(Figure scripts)
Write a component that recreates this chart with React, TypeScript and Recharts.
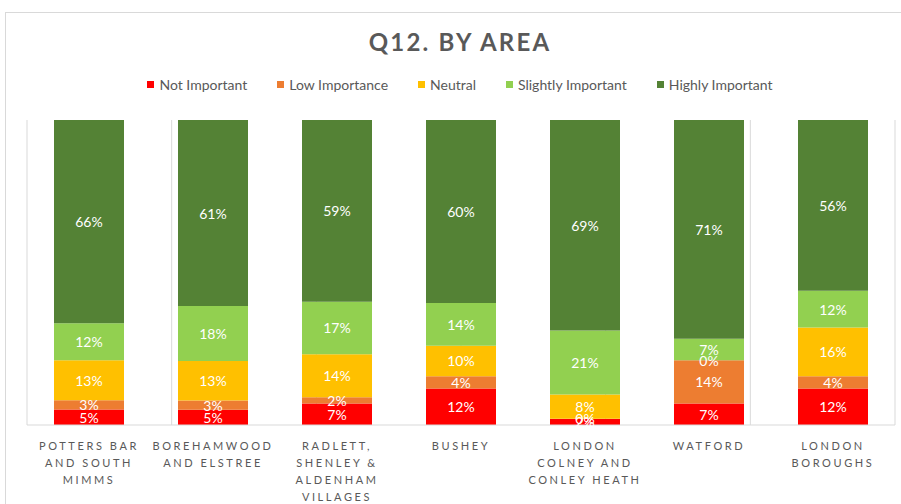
import React from "react";
import { BarChart, Bar, XAxis, YAxis, CartesianGrid, LabelList, Legend } from "recharts";

const categories = [
  "POTTERS BAR AND SOUTH MIMMS",
  "BOREHAMWOOD AND ELSTREE",
  "RADLETT, SHENLEY & ALDENHAM VILLAGES",
  "BUSHEY",
  "LONDON COLNEY AND CONLEY HEATH",
  "WATFORD",
  "LONDON BOROUGHS",
];
const tickLines = [
  ["POTTERS BAR", "AND SOUTH", "MIMMS"],
  ["BOREHAMWOOD", "AND ELSTREE"],
  ["RADLETT,", "SHENLEY &", "ALDENHAM", "VILLAGES"],
  ["BUSHEY"],
  ["LONDON", "COLNEY AND", "CONLEY HEATH"],
  ["WATFORD"],
  ["LONDON", "BOROUGHS"],
];
const notImportant = [5, 5, 7, 12, 2, 7, 12];
const lowImportance = [3, 3, 2, 4, 0, 14, 4];
const neutral = [13, 13, 14, 10, 8, 0, 16];
const slightlyImportant = [12, 18, 17, 14, 21, 7, 12];
const highlyImportant = [66, 61, 59, 60, 69, 71, 56];
const gridTicks = [0, 1, 2, 3, 4, 5, 6, 7];

const series = [
  { key: "notImportant", name: "Not Important", color: "#FF0000", values: notImportant },
  { key: "lowImportance", name: "Low Importance", color: "#ED7D31", values: lowImportance },
  { key: "neutral", name: "Neutral", color: "#FFC000", values: neutral },
  { key: "slightlyImportant", name: "Slightly Important", color: "#92D050", values: slightlyImportant },
  { key: "highlyImportant", name: "Highly Important", color: "#548235", values: highlyImportant },
];

// zero-valued segments keep a negligible size so their "0%" labels are still drawn
const data = categories.map((c, i) => {
  const row: any = { name: c, idx: i };
  series.forEach((s) => (row[s.key] = s.values[i] === 0 ? 0.02 : s.values[i]));
  return row;
});

const FONT = "Lato, 'Open Sans', sans-serif";

const makeLabel = (values: number[]) => (props: any) => {
  const { x, y, width, height, value } = props;
  const idx = typeof value === "number" ? value : 0;
  return (
    <text
      x={x + width / 2}
      y={y + height / 2}
      fill="#ffffff"
      textAnchor="middle"
      dominantBaseline="central"
      fontSize={14}
      fontFamily={FONT}
    >
      {values[idx]}%
    </text>
  );
};

const Tick = (props: any) => {
  const { x, y, index } = props;
  const lines = tickLines[index] || [];
  return (
    <g>
      {lines.map((l, i) => (
        <text
          key={i}
          x={x}
          y={y + 17 + i * 17}
          textAnchor="middle"
          fill="#595959"
          fontSize={11}
          fontFamily={FONT}
          letterSpacing={2.6}
        >
          {l}
        </text>
      ))}
    </g>
  );
};

const LegendContent = () => (
  <div
    style={{
      display: "flex",
      justifyContent: "center",
      fontFamily: FONT,
      fontSize: 14,
      color: "#595959",
      gap: 30,
      lineHeight: "17px",
    }}
  >
    {series.map((s) => (
      <div key={s.key} style={{ display: "flex", alignItems: "center" }}>
        <span style={{ display: "inline-block", width: 7, height: 7, background: s.color, marginRight: 5 }} />
        <span>{s.name}</span>
      </div>
    ))}
  </div>
);

export default function App() {
  return (
    <div style={{ position: "absolute", left: 0, top: 0, width: 901, height: 504, overflow: "hidden", background: "#fff" }}>
      <div
        style={{
          position: "absolute",
          left: 5,
          top: 12,
          width: 1000,
          height: 600,
          border: "1px solid #d9d9d9",
        }}
      />
      <div
        style={{
          position: "absolute",
          left: 0,
          top: 27,
          width: 920,
          textAlign: "center",
          fontFamily: FONT,
          fontWeight: 700,
          fontSize: 24,
          letterSpacing: 2.2,
          color: "#595959",
        }}
      >
        Q12. BY AREA
      </div>
      <div style={{ position: "absolute", left: 0, top: 0 }}>
        <BarChart
          width={901}
          height={504}
          data={data}
          stackOffset="expand"
          margin={{ top: 103, right: 6, bottom: 0, left: 27 }}
          barSize={70}
        >
          <CartesianGrid xAxisId="grid" horizontal={false} stroke="#d9d9d9" />
          <XAxis
            dataKey="name"
            height={79}
            interval={0}
            tickLine={false}
            axisLine={{ stroke: "#d9d9d9" }}
            tick={<Tick />}
          />
          <XAxis xAxisId="grid" type="number" domain={[0, 7]} ticks={gridTicks} hide />
          <YAxis hide domain={[0, 1]} />
          <Legend
            verticalAlign="top"
            content={<LegendContent />}
            wrapperStyle={{ top: 76, left: 0, width: 920 }}
          />
          {series.map((s) => (
            <Bar key={s.key} dataKey={s.key} name={s.name} stackId="a" fill={s.color} isAnimationActive={false}>
              <LabelList valueAccessor={(entry: any) => entry?.payload?.idx} content={makeLabel(s.values)} />
            </Bar>
          ))}
        </BarChart>
      </div>
    </div>
  );
}
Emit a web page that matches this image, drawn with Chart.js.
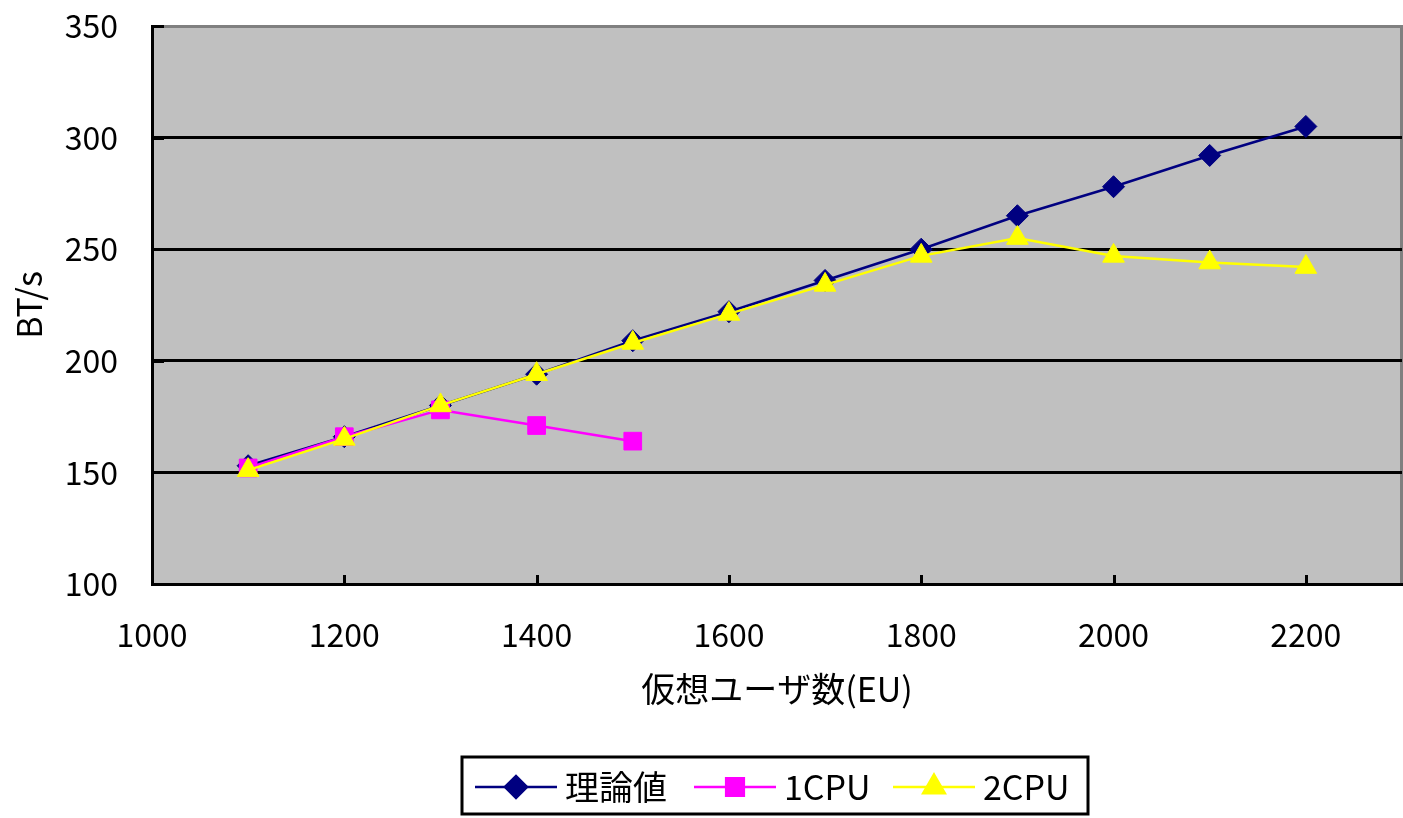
<!DOCTYPE html>
<html>
<head>
<meta charset="utf-8">
<script src="https://cdn.jsdelivr.net/npm/chart.js@4/dist/chart.umd.min.js"></script>
<style>
  html, body { margin: 0; padding: 0; background: #ffffff; overflow: hidden; }
  #wrap { width: 1403px; height: 818px; }
  canvas { display: block; }
</style>
</head>
<body>
<div id="wrap"><canvas id="c" width="1403" height="818"></canvas></div>
<script>
// Virtual users (EU) and measured throughput (BT/s)
const users      = [1100, 1200, 1300, 1400, 1500, 1600, 1700, 1800, 1900, 2000, 2100, 2200];
const theory     = [153, 166, 180, 194, 209, 222, 236, 250, 265, 278, 292, 305];
const cpu1Users  = [1100, 1200, 1300, 1400, 1500];
const cpu1       = [152, 166, 178, 171, 164];
const cpu2       = [151, 165, 180, 194, 208, 221, 234, 247, 255, 247, 244, 242];
const xTicks     = [1000, 1200, 1400, 1600, 1800, 2000, 2200];
const yTicks     = [100, 150, 200, 250, 300, 350];
const seriesNames = ['理論値', '1CPU', '2CPU'];
const xTitle = '仮想ユーザ数(EU)';
const yTitle = 'BT/s';

const FONT = '"Noto Sans CJK JP", "Noto Sans", sans-serif';
const pts = (xs, ys) => ys.map((y, i) => ({ x: xs[i], y }));

// Keep the plot area fixed: no extra room reserved for edge labels
const noScalePadding = s => {
  s.paddingTop = 0; s.paddingBottom = 0; s.paddingLeft = 0; s.paddingRight = 0;
};

// Plot background, grey frame and inward tick marks
const framePlugin = {
  id: 'frame',
  beforeDraw(chart) {
    const { ctx, chartArea: a } = chart;
    ctx.save();
    ctx.fillStyle = '#C0C0C0';
    ctx.fillRect(a.left, a.top, a.right - a.left, a.bottom - a.top);
    ctx.strokeStyle = '#808080';
    ctx.lineWidth = 3;
    ctx.beginPath();
    ctx.moveTo(a.left, a.top + 0.5);
    ctx.lineTo(a.right - 0.5, a.top + 0.5);
    ctx.lineTo(a.right - 0.5, a.bottom);
    ctx.stroke();
    ctx.restore();
  },
  beforeDatasetsDraw(chart) {
    const { ctx, chartArea: a, scales } = chart;
    ctx.save();
    ctx.fillStyle = '#000';
    xTicks.forEach(v => {
      if (v === xTicks[0]) return;
      const px = Math.round(scales.x.getPixelForValue(v));
      ctx.fillRect(px - 1, a.bottom - 9, 3, 9);
    });
    yTicks.forEach(v => {
      if (v === yTicks[0]) return;
      const py = Math.round(scales.y.getPixelForValue(v));
      ctx.fillRect(a.left, py - 1, 12, 3);
    });
    ctx.restore();
  }
};

// Boxed legend below the axis title
const legendPlugin = {
  id: 'boxLegend',
  afterDraw(chart) {
    const { ctx } = chart;
    const box = { x: 462, y: 757, w: 626, h: 57 };
    const cy = 787;
    const itemX = [475, 694, 893];
    ctx.save();
    ctx.fillStyle = '#ffffff';
    ctx.fillRect(box.x, box.y, box.w, box.h);
    ctx.strokeStyle = '#000';
    ctx.lineWidth = 3;
    ctx.strokeRect(box.x, box.y, box.w, box.h);
    [0, 1, 2].forEach(i => {
      const ds = chart.data.datasets[i];
      const x0 = itemX[i];
      ctx.strokeStyle = ds.borderColor;
      ctx.lineWidth = 2.5;
      ctx.beginPath();
      ctx.moveTo(x0, cy);
      ctx.lineTo(x0 + 82, cy);
      ctx.stroke();
      ctx.fillStyle = ds.pointBackgroundColor;
      ctx.strokeStyle = ds.pointBorderColor;
      Chart.helpers.drawPoint(ctx, {
        pointStyle: ds.pointStyle, radius: ds.pointRadius, rotation: 0, borderWidth: 1
      }, x0 + 41, cy);
      ctx.fillStyle = '#000';
      ctx.font = '34px ' + FONT;
      ctx.textAlign = 'left';
      ctx.textBaseline = 'middle';
      ctx.fillText(ds.label, x0 + 90, cy);
    });
    ctx.restore();
  }
};

const mk = (label, data, color, style, radius, order) => ({
  label, data, order,
  borderColor: color, backgroundColor: color,
  borderWidth: 2.5,
  pointStyle: style, pointRadius: radius, pointHoverRadius: radius,
  pointBackgroundColor: color, pointBorderColor: color, pointBorderWidth: 1,
  tension: 0, fill: false
});

new Chart(document.getElementById('c'), {
  type: 'line',
  data: {
    datasets: [
      mk(seriesNames[0], pts(users, theory), '#000080', 'rectRot', 11, 3),
      mk(seriesNames[1], pts(cpu1Users, cpu1), '#FF00FF', 'rect', 12.5, 2),
      mk(seriesNames[2], pts(users, cpu2), '#FFFF00', 'triangle', 12.5, 1)
    ]
  },
  options: {
    responsive: false,
    animation: false,
    devicePixelRatio: 1,
    layout: { autoPadding: false, padding: { left: 0, right: 1, top: 26, bottom: 0 } },
    plugins: { legend: { display: false }, tooltip: { enabled: false } },
    scales: {
      x: {
        type: 'linear', min: 1000, max: 2300,
        afterBuildTicks: s => { s.ticks = xTicks.map(v => ({ value: v })); },
        afterFit: s => { s.height = 234; noScalePadding(s); },
        grid: { display: false, drawTicks: false },
        border: { display: true, color: '#000', width: 3 },
        ticks: {
          color: '#000', padding: 32, maxRotation: 0, autoSkip: false,
          font: { family: FONT, size: 32 },
          callback: v => String(v)
        },
        title: {
          display: true, text: xTitle, color: '#000',
          font: { family: FONT, size: 34 },
          padding: { top: 0, bottom: 109 }
        }
      },
      y: {
        type: 'linear', min: 100, max: 350,
        afterBuildTicks: s => { s.ticks = yTicks.map(v => ({ value: v })); },
        afterFit: s => { s.width = 152; noScalePadding(s); },
        grid: {
          drawTicks: false, lineWidth: 3,
          color: c => (c.tick && (c.tick.value === 100 || c.tick.value === 350)) ? 'rgba(0,0,0,0)' : '#000'
        },
        border: { display: true, color: '#000', width: 3 },
        ticks: {
          color: '#000', padding: 34,
          font: { family: FONT, size: 32 },
          callback: v => String(v)
        },
        title: {
          display: true, text: yTitle, color: '#000',
          font: { family: FONT, size: 34 },
          padding: { top: 9, bottom: 0 }
        }
      }
    }
  },
  plugins: [framePlugin, legendPlugin]
});
</script>
</body>
</html>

■ **Objective**:
Set down the records above word for word, from the first line through the line containing "CartesianGrid, LabelList, Legend", both included; leave out the pictures.

■ **Written solution**:
Write a component that recreates this chart with React, TypeScript and Recharts.
import React from "react";
import { BarChart, Bar, XAxis, YAxis, CartesianGrid, LabelList, Legend } from "recharts";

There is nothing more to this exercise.